Seluruh perjalan saya di Jogja bisa dibilang tidak terlalu
buruk dan tidak terlau baik juga, mengingat keadaan jiwa saya yang masih shock
setelah program dan berbagai macam musibah yang menimpa. Keep fight alligator.
*Catatan kaki setelah dari Jogja*
Dengan berniat sekali menantang panasnya Indonesia, saya
menggunakan A1 kebanggaan untuk diperlihatkan kepada orang tua saya atas wujud
terima kasih dan pengabdian saya kepada mereka yang akan menjemput saya di
Bandara Sepinggan. Penerbangan delay 1 jam karena badai (lagi-lagi hujan
mengacaukan liburan saya di Jogja sampai detik-detik akhir) dan setelah tuntas
membaca surat Al-Fatihah dan ayat kursi karena pesawat yang berguncang hebat
memasiki awan hitam, pesawat kecil ini sukses mengudara dan siap mendarat di Balikpapan
satu setengah jam kemudian. Kebahagian mereka tidak dapat dilukiskan dengan
kata-kata ketika melihat saya memasuki ruang pengambilan baggage dan keluar
menyambut mereka. Saya dihadiahi ciuman dari Abah, Mama, Nenek Omon, Acil,
Paman, Melli Ponakan sayah dan Adik kesayangan sayah, Fadhilla.
Namun kebahagiaan ini tak berlangsung lama, mobil berjalan
dari bandara menuju rumah sayah melewati rumah nenek sayah untuk mengantarkan
paman dan acil sayah pulang di daerah Samboja, 2 jam kemudian musibah datang
(LAGI!). tercium bau menyengat yang membuat saya memandang tajam kearah
Fadhilla yang duduk disamping saya. Fikiran saya adalah, ni anak kurang ajar
banget, udah gag boker 2 minggu yah!namun setelah lumayan mabuk dengan bau
tersebut, kami baru sadar kalo kampas kopling mobil sewaan keluarga sayah
hangus terbakar, dan kami pun terpaksa berjalan kaki dan sedikit mendorong
ketika melewati bukit kecil karena mobil mengeluarkan bau ban terbakar dan
menggerung-gerung tidak kuat berjalan lagi, macam kakek tua yang dipaksa sprint
oleh cucunya. Mobil kami stuck ditengah jalan antah berantah dimana semua
warung tutup dan rumah orang juga saling berjauhan dan terkunci. Yang jadi masalah
adalah, terakhir kami makan itu ketika sarapan pagi harinya di pasar
Bringinharjo 11 jam sebelumnya!
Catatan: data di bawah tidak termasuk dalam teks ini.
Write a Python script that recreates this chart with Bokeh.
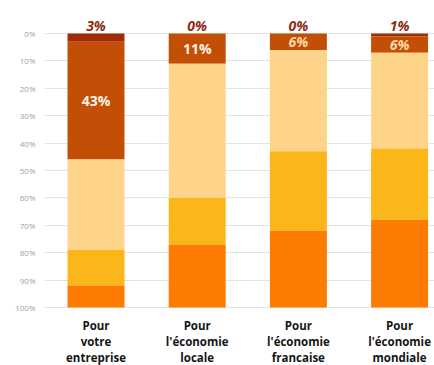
from bokeh.plotting import figure
from bokeh.models import Range1d, FixedTicker, PrintfTickFormatter, ColumnDataSource
from bokeh.core.properties import value
from bokeh.embed import file_html
from bokeh.resources import INLINE

# ---- data ----
categories = ["Pour\nvotre\nentreprise", "Pour\nl'économie\nlocale",
              "Pour\nl'économie\nfrancaise", "Pour\nl'économie\nmondiale"]
tres_negatif = [3, 0, 0, 1]
negatif = [43, 11, 6, 6]
neutre = [33, 49, 37, 35]
positif = [13, 17, 29, 26]
tres_positif = [8, 23, 28, 32]
y_ticks = [0, 10, 20, 30, 40, 50, 60, 70, 80, 90, 100]

series = [tres_negatif, negatif, neutre, positif, tres_positif]
colors = ["#a32a02", "#c24f05", "#fdd48a", "#fbb61a", "#fd7b01"]

xs = list(range(len(categories)))

p = figure(width=434, height=365,
           x_range=Range1d(-0.509, 3.345), y_range=Range1d(121.17, -12.04),
           output_backend="svg", toolbar_location=None,
           min_border_left=44, min_border_right=0, min_border_top=0, min_border_bottom=0)
p.outline_line_color = None
p.background_fill_color = "white"
p.xaxis.visible = False
p.xgrid.visible = False

p.yaxis.ticker = FixedTicker(ticks=y_ticks)
p.yaxis.formatter = PrintfTickFormatter(format="%d%%")
p.yaxis.axis_line_color = None
p.yaxis.major_tick_line_color = None
p.yaxis.major_tick_out = 0
p.yaxis.major_tick_in = 0
p.yaxis.minor_tick_line_color = None
p.yaxis.major_label_text_font = "Open Sans"
p.yaxis.major_label_text_font_size = "8px"
p.yaxis.major_label_text_color = "#a0a0a0"
p.yaxis.major_label_standoff = 9
p.ygrid.ticker = FixedTicker(ticks=y_ticks)
p.ygrid.grid_line_color = "#e4e4e4"

# stacked bars
bottoms = [0] * len(xs)
for vals, col in zip(series, colors):
    tops = [b + v for b, v in zip(bottoms, vals)]
    p.vbar(x=xs, bottom=bottoms, top=tops, width=0.563, fill_color=col, line_color=None)
    bottoms = tops

# labels above bars (first series)
top_src = ColumnDataSource(dict(x=xs, y=[0] * len(xs), t=[f"{v}%" for v in tres_negatif]))
p.text(x="x", y="y", text="t", source=top_src, text_align="center", text_baseline="bottom",
       y_offset=2, text_font=value("Open Sans"), text_font_size="14px",
       text_font_style="bold italic", text_color="#8e2d16")

# labels inside second segment
in_y = [a + b / 2 for a, b in zip(tres_negatif, negatif)]
in_colors = ["#fff4ea", "#fff4ea", "#fcd9a4", "#fcd9a4"]
in_styles = ["bold", "bold", "bold italic", "bold italic"]
for x, y, v, c, s in zip(xs, in_y, negatif, in_colors, in_styles):
    p.text(x=[x], y=[y], text=[f"{v}%"], text_align="center", text_baseline="middle",
           text_font=value("Open Sans"), text_font_size="14px",
           text_font_style=s, text_color=c)

# category labels
p.text(x=xs, y=[100] * len(xs), text=categories, text_align="center", text_baseline="top",
       y_offset=11, text_font=value("Open Sans"), text_font_size="11.5px",
       text_font_style="bold", text_color="#151515", text_line_height=1.05)

open("out.html", "w").write(file_html(p, INLINE))
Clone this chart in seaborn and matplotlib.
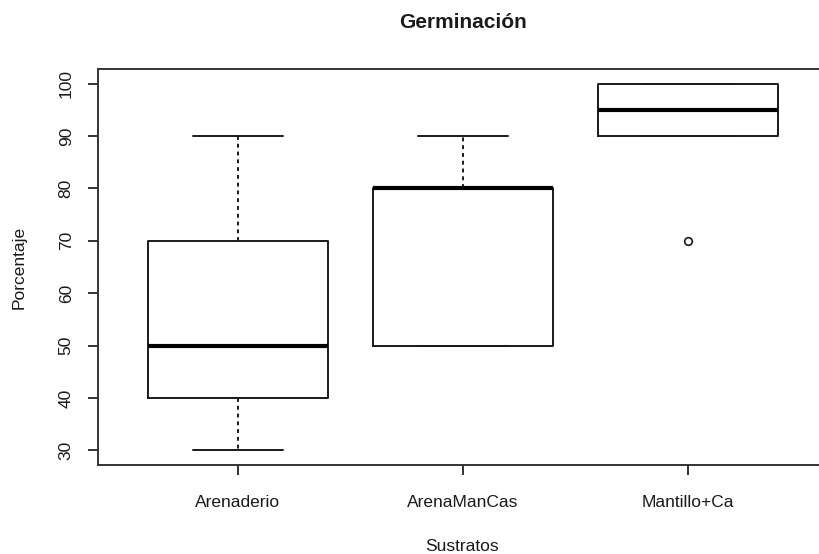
import matplotlib
matplotlib.use('Agg')
import matplotlib.pyplot as plt
import seaborn as sns
import pandas as pd

# Valores (5 repeticiones por sustrato)
sustratos = ['Arenaderio', 'ArenaManCas', 'Mantillo+Ca']
arenaderio = [30, 40, 50, 70, 90]
arena_man_cas = [50, 50, 80, 80, 90]
mantillo_ca = [70, 90, 95, 100, 100]
y_ticks = [30, 40, 50, 60, 70, 80, 90, 100]

df = pd.DataFrame({
    'Sustratos': [sustratos[0]] * len(arenaderio)
    + [sustratos[1]] * len(arena_man_cas)
    + [sustratos[2]] * len(mantillo_ca),
    'Porcentaje': arenaderio + arena_man_cas + mantillo_ca,
})

sns.set_style('ticks')
plt.rcParams['font.family'] = ['Liberation Sans', 'DejaVu Sans']

W, H = 819, 554
fig = plt.figure(figsize=(W / 100, H / 100), dpi=100)
# la caja del eje se sale un poco por la derecha, como en el original
left, right, top, bottom = 98, 827, 69, 465
ax = fig.add_axes([left / W, 1 - bottom / H, (right - left) / W, (bottom - top) / H])

ink = '#1a1a1a'
sns.boxplot(data=df, x='Sustratos', y='Porcentaje', order=sustratos,
            fill=False, color=ink, width=0.8, linewidth=1.4,
            medianprops={'linewidth': 3, 'color': 'black'},
            whiskerprops={'linestyle': (0, (2.0, 2.0)), 'linewidth': 1.4},
            flierprops={'marker': 'o', 'markersize': 5.5,
                        'markerfacecolor': 'white', 'markeredgecolor': ink,
                        'markeredgewidth': 1.2},
            ax=ax)

ax.set_xlim(-0.62, 2.62)
ax.set_ylim(27.2, 102.8)
ax.set_yticks(y_ticks)
ax.set_yticklabels([str(v) for v in y_ticks])

for s in ax.spines.values():
    s.set_visible(True)
    s.set_linewidth(1.4)
    s.set_color('#333333')

ax.tick_params(axis='both', direction='out', length=7, width=1.4,
               color='#333333', labelcolor=ink, labelsize=12.5,
               bottom=True, left=True, top=False, right=False)
ax.tick_params(axis='x', pad=14.5)
ax.tick_params(axis='y', pad=10.5, labelrotation=90)
for lab in ax.get_yticklabels():
    lab.set_va('center')

ax.set_xlabel('Sustratos', fontsize=12.5, color=ink, labelpad=21)
ax.set_ylabel('Porcentaje', fontsize=12.5, color=ink, labelpad=23)

fig.text((left + right) / 2 / W, 1 - 22 / H, 'Germinación',
         ha='center', va='center', fontsize=15, fontweight='bold', color=ink)

fig.savefig('out.png', dpi=100)
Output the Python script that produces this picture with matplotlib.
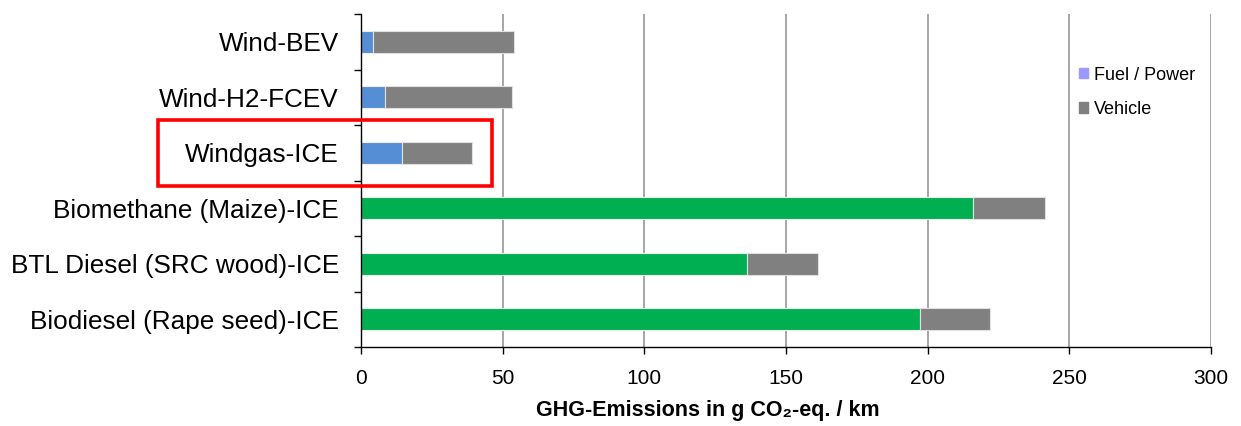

Dengan kondisi kelaparan dan terlantar sayah
menunggu jemputan sekitar 2 jam untuk menderek mobil kami.
Tapi jangan kira musibah yang menimpa sayah” cuma” sampai
situ, karena mobil yang menderek kami terlalu kencang jalannya, maka mobil
mogok yang dikendalikan oleh Abah saya (saya dan paman saya tinggal dimobil ini
mengorbankan nyawa, hehehe) dibelakangnya kalang kabut menstabilkan jalan mobil
dengan menginjak pedal rem sepanjang jalan, mungkin karena terlalu panas, besi
di velg mobil yang menempel piringan rem disana menjadi terlalu panas dan
membuat ban mobil itu pecah!
Alhasil kami sampai dirumah nenek Omon sekitar pukul 2 dini
hari dan mencari cara pulang kerumah pagi hari setelah beristirahat, padahal malam
ini kami diminta langsung mampir kerumah neneknya si Kucing begitu sampai di
Samarinda untuk menghadiri selametan yang besok mau berangkat Umroh. Maaf ya
nek!
Dan disinilah saya, terperangkap pada pukul 4 dini hari
diruang tamu keluarga paman Udin mengetik serentetan musibah yang menimpa saya
selama beberapa hari ini yang membuat sayah Insomnia Tingkat Lanjut. Fak!